PanAm “Song1”

2003-panam-song-1It’s night time and Paul from Panam shows up late for his shift behind the counter at a petrol station. I feel great tension every time I see him in this video because his hair in this video is how my hair goes on a bad day. I want to give him a good blowdry.

It’s an old-style petrol station (filmed “in Christchurch in the middle of winter at night in a draughty old gas station,” Paul told Songlines Across New Zealand). It’s the kind of place that was primarily an automotive workshop with just a little shop selling a few chocolate bars and chips, secondary to the oil, fanbelts and other essentials. It’s also the kind of petrol station that isn’t really around these days, and indeed it seems that the location in question is now occupied by a budget car rental company.

Business is slow and there’s nothing for Paul to do but slouch around the till. If it were me, I would alphabetise the chips – cheese and onion, chicken, ready salted, salt and vinegar. There.

But relief comes in the form of a customer, an old geezer rolling up in a Mercedes. Paul fills up the car. Petrol is only $1.049 a litre, and the 91 is 99c. Remember that fact, kids. Those were golden days.

The customer tended to, Paul goes back inside and keeps singing “I don’t care anymore”. Even a dwarf customer isn’t enough to break his boredom, so he goes out the back and jams on his keyboard, using headphones.

A shifty looking young man (who I think I recognise from my olden Hamilton act0rizing days) comes in the shop and buys some chewing gum. He’s either wanting to break a big note or he’s casing the joint.

Paul returns to his back-room jamming, and the shifty dude returns and steals several boxes of Cadbury chocolate bars. He runs out and there’s the geezer in the Mercedes waiting. What kind of arrangement is this? Rich older man picks up a young street youth, gets him to steal chocolate bars and they go back to the geezer’s mansion and spend all night eating Pinkys and Crunchies until they crash out in a sugar coma, holding each other as they sleep?

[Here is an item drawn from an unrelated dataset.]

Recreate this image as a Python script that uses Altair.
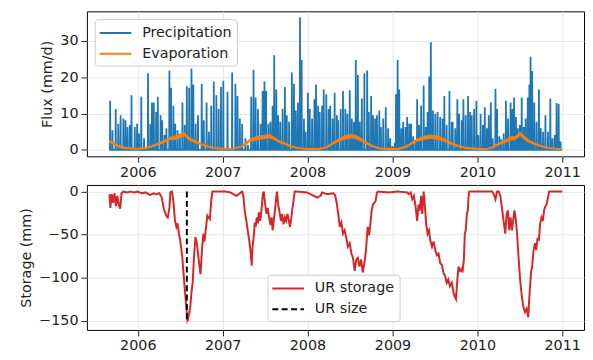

And then the video expects us to happily go back to Paul moping around the petrol station. No, I want to know what the odd-couple crims are up to.

Note: In 2012, PanAm released a revved up new recording of the song.

Best bit: the physical comedy of the thief dumping the haul of choccies in the back seat of the Merc.

Director: Richard Bell
Ngā Taonga Sound & Vision

Next… you, me and everyone we know.

Pine “Days on End”

2003-pine-days-on-end“Days on End” was shot in one take, but it doesn’t feel like a typically gimmicky “one-take wonder”. The video was shot in New York City and focuses on band members walking the city streets, but it isn’t a simple walk around the block.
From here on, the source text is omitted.